[Start Source material]

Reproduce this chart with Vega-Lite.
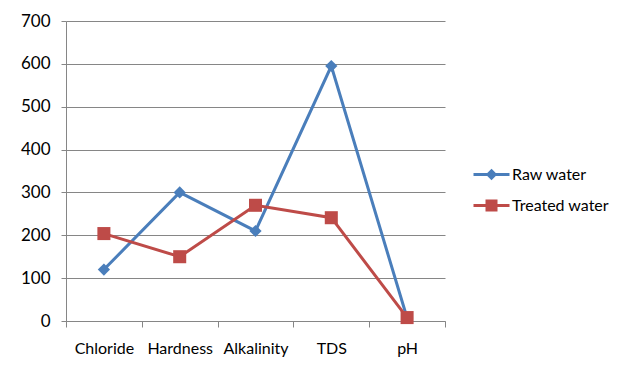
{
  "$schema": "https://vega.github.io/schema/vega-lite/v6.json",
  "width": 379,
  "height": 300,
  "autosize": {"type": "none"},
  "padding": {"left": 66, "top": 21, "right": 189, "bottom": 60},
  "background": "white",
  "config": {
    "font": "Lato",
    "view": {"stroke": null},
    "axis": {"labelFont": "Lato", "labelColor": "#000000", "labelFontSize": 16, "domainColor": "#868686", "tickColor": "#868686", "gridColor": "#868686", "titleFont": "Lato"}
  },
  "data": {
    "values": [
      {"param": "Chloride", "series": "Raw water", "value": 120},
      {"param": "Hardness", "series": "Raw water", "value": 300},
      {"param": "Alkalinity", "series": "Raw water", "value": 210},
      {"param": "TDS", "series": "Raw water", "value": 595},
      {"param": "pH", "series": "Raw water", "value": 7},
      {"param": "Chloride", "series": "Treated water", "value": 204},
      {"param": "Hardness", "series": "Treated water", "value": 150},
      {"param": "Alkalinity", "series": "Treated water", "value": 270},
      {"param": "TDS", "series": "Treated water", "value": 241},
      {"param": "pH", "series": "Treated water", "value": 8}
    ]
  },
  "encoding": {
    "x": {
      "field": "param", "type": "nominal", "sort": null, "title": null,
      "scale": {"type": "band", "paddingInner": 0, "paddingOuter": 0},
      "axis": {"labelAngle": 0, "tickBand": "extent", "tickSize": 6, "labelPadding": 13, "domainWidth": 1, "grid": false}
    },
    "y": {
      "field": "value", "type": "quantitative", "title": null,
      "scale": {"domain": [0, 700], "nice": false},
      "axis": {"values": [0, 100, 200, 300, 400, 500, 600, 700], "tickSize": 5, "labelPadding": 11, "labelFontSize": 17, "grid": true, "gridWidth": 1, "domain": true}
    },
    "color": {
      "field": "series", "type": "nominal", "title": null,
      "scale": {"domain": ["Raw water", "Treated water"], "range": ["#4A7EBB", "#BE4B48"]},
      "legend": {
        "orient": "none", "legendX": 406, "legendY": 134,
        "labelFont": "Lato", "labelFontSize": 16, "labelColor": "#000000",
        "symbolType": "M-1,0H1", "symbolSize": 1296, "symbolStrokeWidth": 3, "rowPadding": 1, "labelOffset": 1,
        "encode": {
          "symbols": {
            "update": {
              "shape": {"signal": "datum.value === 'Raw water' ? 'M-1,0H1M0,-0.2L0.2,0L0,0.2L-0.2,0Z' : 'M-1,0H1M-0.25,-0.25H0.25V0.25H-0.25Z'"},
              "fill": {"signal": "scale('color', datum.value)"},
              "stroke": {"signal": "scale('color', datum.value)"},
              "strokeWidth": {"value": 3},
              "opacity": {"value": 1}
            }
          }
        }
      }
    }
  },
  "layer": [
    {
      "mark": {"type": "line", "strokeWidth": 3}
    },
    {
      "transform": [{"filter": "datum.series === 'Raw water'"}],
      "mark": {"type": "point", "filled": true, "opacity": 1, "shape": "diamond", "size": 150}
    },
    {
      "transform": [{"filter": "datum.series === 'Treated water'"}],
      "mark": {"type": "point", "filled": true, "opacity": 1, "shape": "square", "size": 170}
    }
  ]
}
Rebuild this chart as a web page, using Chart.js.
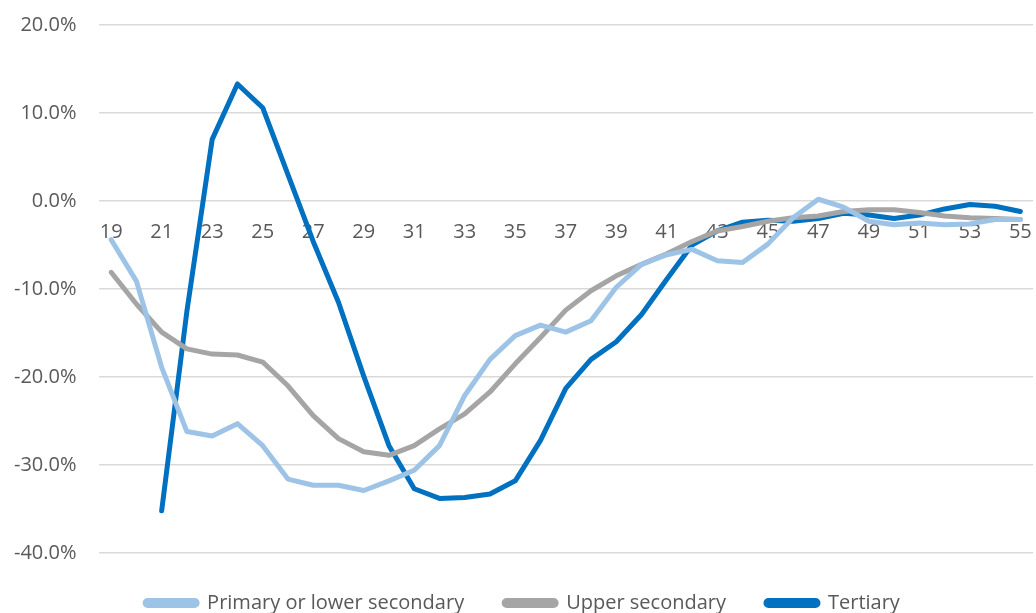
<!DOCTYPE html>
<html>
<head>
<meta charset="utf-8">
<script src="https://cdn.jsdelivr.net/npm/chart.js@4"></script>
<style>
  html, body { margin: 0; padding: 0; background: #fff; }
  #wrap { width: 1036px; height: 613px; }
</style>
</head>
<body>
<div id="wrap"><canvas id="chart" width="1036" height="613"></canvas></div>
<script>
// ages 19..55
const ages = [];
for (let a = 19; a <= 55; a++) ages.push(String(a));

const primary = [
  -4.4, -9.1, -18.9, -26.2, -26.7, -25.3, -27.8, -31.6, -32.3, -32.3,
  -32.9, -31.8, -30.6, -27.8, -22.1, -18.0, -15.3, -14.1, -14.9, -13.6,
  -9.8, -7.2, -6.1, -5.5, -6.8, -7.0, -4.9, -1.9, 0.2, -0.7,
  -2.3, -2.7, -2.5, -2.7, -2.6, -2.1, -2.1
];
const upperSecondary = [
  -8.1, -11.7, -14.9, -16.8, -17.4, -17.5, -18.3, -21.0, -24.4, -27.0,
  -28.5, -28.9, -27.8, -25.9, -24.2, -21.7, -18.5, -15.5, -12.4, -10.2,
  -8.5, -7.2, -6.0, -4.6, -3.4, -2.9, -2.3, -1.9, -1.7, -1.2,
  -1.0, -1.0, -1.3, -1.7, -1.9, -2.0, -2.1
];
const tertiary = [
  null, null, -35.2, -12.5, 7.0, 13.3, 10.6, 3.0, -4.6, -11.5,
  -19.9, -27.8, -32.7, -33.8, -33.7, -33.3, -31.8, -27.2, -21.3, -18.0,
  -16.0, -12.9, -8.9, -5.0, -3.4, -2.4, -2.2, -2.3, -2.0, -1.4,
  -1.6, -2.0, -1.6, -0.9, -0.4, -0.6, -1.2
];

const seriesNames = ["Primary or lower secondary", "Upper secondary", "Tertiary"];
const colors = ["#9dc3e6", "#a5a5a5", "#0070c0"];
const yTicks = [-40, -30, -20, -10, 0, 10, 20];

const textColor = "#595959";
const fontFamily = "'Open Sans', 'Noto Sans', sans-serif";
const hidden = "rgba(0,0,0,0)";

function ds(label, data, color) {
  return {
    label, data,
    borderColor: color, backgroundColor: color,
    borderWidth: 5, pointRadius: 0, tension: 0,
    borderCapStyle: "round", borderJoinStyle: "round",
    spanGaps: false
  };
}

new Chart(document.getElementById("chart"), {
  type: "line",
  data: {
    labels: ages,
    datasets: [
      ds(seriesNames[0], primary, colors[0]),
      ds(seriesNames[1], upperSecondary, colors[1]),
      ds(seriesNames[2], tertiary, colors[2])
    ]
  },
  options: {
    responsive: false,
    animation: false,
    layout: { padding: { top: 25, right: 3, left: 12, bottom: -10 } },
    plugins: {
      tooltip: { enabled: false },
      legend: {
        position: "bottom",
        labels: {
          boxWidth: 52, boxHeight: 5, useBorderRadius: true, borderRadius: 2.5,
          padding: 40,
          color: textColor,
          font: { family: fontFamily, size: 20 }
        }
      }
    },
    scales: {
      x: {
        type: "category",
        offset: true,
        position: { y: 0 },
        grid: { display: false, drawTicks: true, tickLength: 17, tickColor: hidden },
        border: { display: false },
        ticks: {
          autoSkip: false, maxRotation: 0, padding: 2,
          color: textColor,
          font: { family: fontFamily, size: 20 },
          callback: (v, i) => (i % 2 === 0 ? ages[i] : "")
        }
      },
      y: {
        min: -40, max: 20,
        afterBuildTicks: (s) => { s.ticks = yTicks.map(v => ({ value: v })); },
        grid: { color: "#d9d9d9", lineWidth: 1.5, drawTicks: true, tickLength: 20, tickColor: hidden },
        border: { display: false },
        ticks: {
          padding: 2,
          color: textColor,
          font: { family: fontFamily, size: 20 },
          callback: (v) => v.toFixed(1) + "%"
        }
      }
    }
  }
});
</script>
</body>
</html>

[End Source material]

Short task.
Except for the pictures, give all the material above again verbatim.

Full output.
Reproduce this chart with Vega-Lite.
{
  "$schema": "https://vega.github.io/schema/vega-lite/v6.json",
  "width": 379,
  "height": 300,
  "autosize": {"type": "none"},
  "padding": {"left": 66, "top": 21, "right": 189, "bottom": 60},
  "background": "white",
  "config": {
    "font": "Lato",
    "view": {"stroke": null},
    "axis": {"labelFont": "Lato", "labelColor": "#000000", "labelFontSize": 16, "domainColor": "#868686", "tickColor": "#868686", "gridColor": "#868686", "titleFont": "Lato"}
  },
  "data": {
    "values": [
      {"param": "Chloride", "series": "Raw water", "value": 120},
      {"param": "Hardness", "series": "Raw water", "value": 300},
      {"param": "Alkalinity", "series": "Raw water", "value": 210},
      {"param": "TDS", "series": "Raw water", "value": 595},
      {"param": "pH", "series": "Raw water", "value": 7},
      {"param": "Chloride", "series": "Treated water", "value": 204},
      {"param": "Hardness", "series": "Treated water", "value": 150},
      {"param": "Alkalinity", "series": "Treated water", "value": 270},
      {"param": "TDS", "series": "Treated water", "value": 241},
      {"param": "pH", "series": "Treated water", "value": 8}
    ]
  },
  "encoding": {
    "x": {
      "field": "param", "type": "nominal", "sort": null, "title": null,
      "scale": {"type": "band", "paddingInner": 0, "paddingOuter": 0},
      "axis": {"labelAngle": 0, "tickBand": "extent", "tickSize": 6, "labelPadding": 13, "domainWidth": 1, "grid": false}
    },
    "y": {
      "field": "value", "type": "quantitative", "title": null,
      "scale": {"domain": [0, 700], "nice": false},
      "axis": {"values": [0, 100, 200, 300, 400, 500, 600, 700], "tickSize": 5, "labelPadding": 11, "labelFontSize": 17, "grid": true, "gridWidth": 1, "domain": true}
    },
    "color": {
      "field": "series", "type": "nominal", "title": null,
      "scale": {"domain": ["Raw water", "Treated water"], "range": ["#4A7EBB", "#BE4B48"]},
      "legend": {
        "orient": "none", "legendX": 406, "legendY": 134,
        "labelFont": "Lato", "labelFontSize": 16, "labelColor": "#000000",
        "symbolType": "M-1,0H1", "symbolSize": 1296, "symbolStrokeWidth": 3, "rowPadding": 1, "labelOffset": 1,
        "encode": {
          "symbols": {
            "update": {
              "shape": {"signal": "datum.value === 'Raw water' ? 'M-1,0H1M0,-0.2L0.2,0L0,0.2L-0.2,0Z' : 'M-1,0H1M-0.25,-0.25H0.25V0.25H-0.25Z'"},
              "fill": {"signal": "scale('color', datum.value)"},
              "stroke": {"signal": "scale('color', datum.value)"},
              "strokeWidth": {"value": 3},
              "opacity": {"value": 1}
            }
          }
        }
      }
    }
  },
  "layer": [
    {
      "mark": {"type": "line", "strokeWidth": 3}
    },
    {
      "transform": [{"filter": "datum.series === 'Raw water'"}],
      "mark": {"type": "point", "filled": true, "opacity": 1, "shape": "diamond", "size": 150}
    },
    {
      "transform": [{"filter": "datum.series === 'Treated water'"}],
      "mark": {"type": "point", "filled": true, "opacity": 1, "shape": "square", "size": 170}
    }
  ]
}
Rebuild this chart as a web page, using Chart.js.
<!DOCTYPE html>
<html>
<head>
<meta charset="utf-8">
<script src="https://cdn.jsdelivr.net/npm/chart.js@4"></script>
<style>
  html, body { margin: 0; padding: 0; background: #fff; }
  #wrap { width: 1036px; height: 613px; }
</style>
</head>
<body>
<div id="wrap"><canvas id="chart" width="1036" height="613"></canvas></div>
<script>
// ages 19..55
const ages = [];
for (let a = 19; a <= 55; a++) ages.push(String(a));

const primary = [
  -4.4, -9.1, -18.9, -26.2, -26.7, -25.3, -27.8, -31.6, -32.3, -32.3,
  -32.9, -31.8, -30.6, -27.8, -22.1, -18.0, -15.3, -14.1, -14.9, -13.6,
  -9.8, -7.2, -6.1, -5.5, -6.8, -7.0, -4.9, -1.9, 0.2, -0.7,
  -2.3, -2.7, -2.5, -2.7, -2.6, -2.1, -2.1
];
const upperSecondary = [
  -8.1, -11.7, -14.9, -16.8, -17.4, -17.5, -18.3, -21.0, -24.4, -27.0,
  -28.5, -28.9, -27.8, -25.9, -24.2, -21.7, -18.5, -15.5, -12.4, -10.2,
  -8.5, -7.2, -6.0, -4.6, -3.4, -2.9, -2.3, -1.9, -1.7, -1.2,
  -1.0, -1.0, -1.3, -1.7, -1.9, -2.0, -2.1
];
const tertiary = [
  null, null, -35.2, -12.5, 7.0, 13.3, 10.6, 3.0, -4.6, -11.5,
  -19.9, -27.8, -32.7, -33.8, -33.7, -33.3, -31.8, -27.2, -21.3, -18.0,
  -16.0, -12.9, -8.9, -5.0, -3.4, -2.4, -2.2, -2.3, -2.0, -1.4,
  -1.6, -2.0, -1.6, -0.9, -0.4, -0.6, -1.2
];

const seriesNames = ["Primary or lower secondary", "Upper secondary", "Tertiary"];
const colors = ["#9dc3e6", "#a5a5a5", "#0070c0"];
const yTicks = [-40, -30, -20, -10, 0, 10, 20];

const textColor = "#595959";
const fontFamily = "'Open Sans', 'Noto Sans', sans-serif";
const hidden = "rgba(0,0,0,0)";

function ds(label, data, color) {
  return {
    label, data,
    borderColor: color, backgroundColor: color,
    borderWidth: 5, pointRadius: 0, tension: 0,
    borderCapStyle: "round", borderJoinStyle: "round",
    spanGaps: false
  };
}

new Chart(document.getElementById("chart"), {
  type: "line",
  data: {
    labels: ages,
    datasets: [
      ds(seriesNames[0], primary, colors[0]),
      ds(seriesNames[1], upperSecondary, colors[1]),
      ds(seriesNames[2], tertiary, colors[2])
    ]
  },
  options: {
    responsive: false,
    animation: false,
    layout: { padding: { top: 25, right: 3, left: 12, bottom: -10 } },
    plugins: {
      tooltip: { enabled: false },
      legend: {
        position: "bottom",
        labels: {
          boxWidth: 52, boxHeight: 5, useBorderRadius: true, borderRadius: 2.5,
          padding: 40,
          color: textColor,
          font: { family: fontFamily, size: 20 }
        }
      }
    },
    scales: {
      x: {
        type: "category",
        offset: true,
        position: { y: 0 },
        grid: { display: false, drawTicks: true, tickLength: 17, tickColor: hidden },
        border: { display: false },
        ticks: {
          autoSkip: false, maxRotation: 0, padding: 2,
          color: textColor,
          font: { family: fontFamily, size: 20 },
          callback: (v, i) => (i % 2 === 0 ? ages[i] : "")
        }
      },
      y: {
        min: -40, max: 20,
        afterBuildTicks: (s) => { s.ticks = yTicks.map(v => ({ value: v })); },
        grid: { color: "#d9d9d9", lineWidth: 1.5, drawTicks: true, tickLength: 20, tickColor: hidden },
        border: { display: false },
        ticks: {
          padding: 2,
          color: textColor,
          font: { family: fontFamily, size: 20 },
          callback: (v) => v.toFixed(1) + "%"
        }
      }
    }
  }
});
</script>
</body>
</html>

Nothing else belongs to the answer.